After historic flooding in South Carolina, sunny skies are currently gracing the state – but not for long. Even more rain is on the way.
The National Weather Service expects a storm system to stall near the coast this weekend, causing up to an inch of rain in some areas. It is expected to start late Friday night, with the heaviest rain coming Saturday, and then will taper off on Sunday.
Residents near the coast are building sandbag fortresses around their homes and businesses before they evacuate.
Flooding was not an immediate threat for the homes of Thursday’s evacuees, but some homes have been isolated due to road flooding nearby, which Gov. Nikki Haley warned could worsen.
Governor Haley implored those in coastal areas to “strongly consider evacuating” before floodwaters reach those areas, but there is no mandatory evacuation.
"We have thousands of people that won't move. And we need to get them to move," she said. "They don't need to be sitting in flooded areas for 12 days."
"We want people to be hyper-vigilant," said South Carolina National Guard Cdr. Maj. Gen. Robert Livingston, expressing frustration over people who have become "complacent" in recent days.
Meanwhile, Homeland Security Secretary Jeh Johnson plans to visit Columbia and Charleston to survey the recovery efforts and meet with federal, state, and local officials who have managed the crisis.
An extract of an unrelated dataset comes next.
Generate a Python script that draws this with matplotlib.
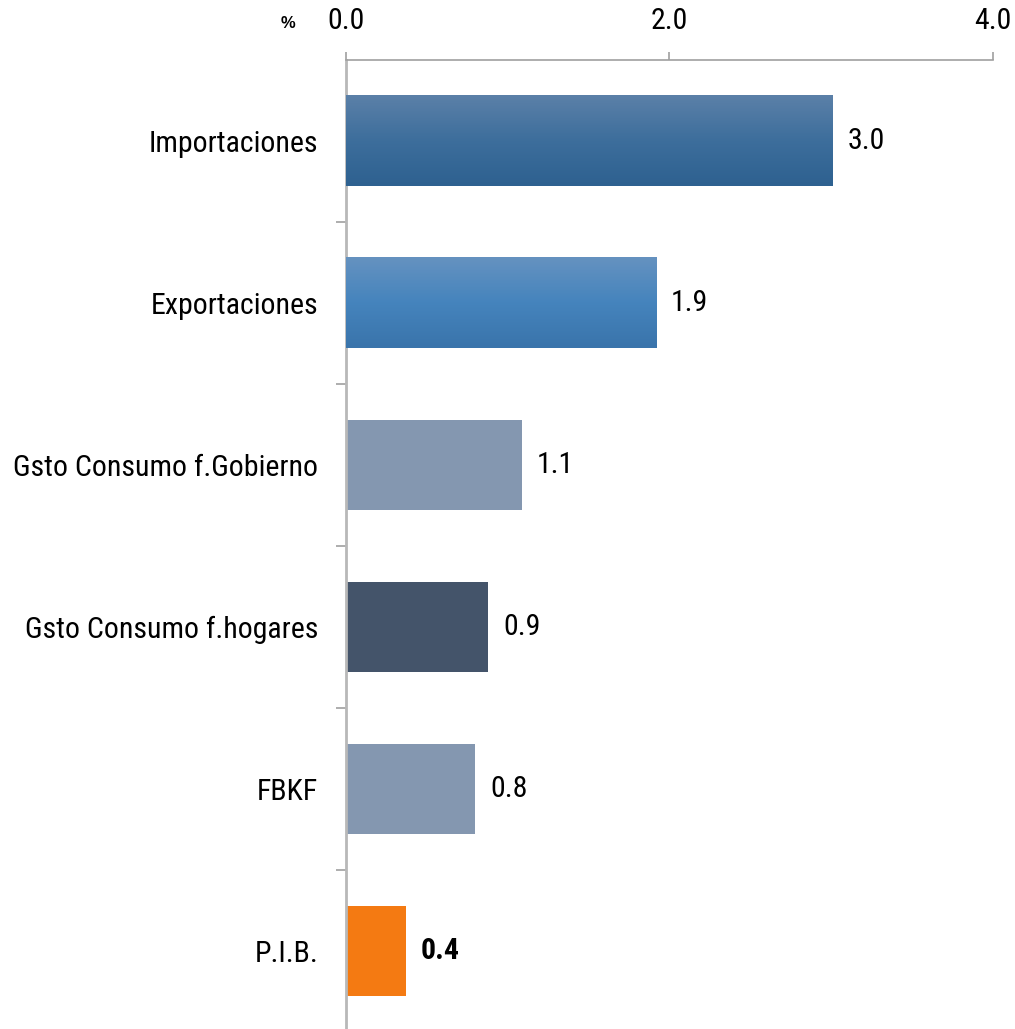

South Carolina is still dealing with the aftermath of the unprecedented downpours, which dropped up to 20 inches of rain over five days in some parts of the state. According to the South Carolina Department of Transportation, as of Friday morning, 260 roads and 125 bridges remain closed. There is still a boil water advisory for some residents.
And the death toll has reached 17, according to The Weather Channel.
"This is the most water I have ever seen," National Guardsman Michael Sanders told the Associated Press. "There is water running across the roads and there is water in yards, some worse than the others."
Mr. Sanders said it took an extra four hours to travel from the state capital of Columbia to Georgetown, where he reported for disaster response work.
The bright side? The floods have nearly wiped out the drought in South Carolina. Before, 72 percent of the state suffered from drought conditions, while only five percent does now.
This report contains material from the Associated Press.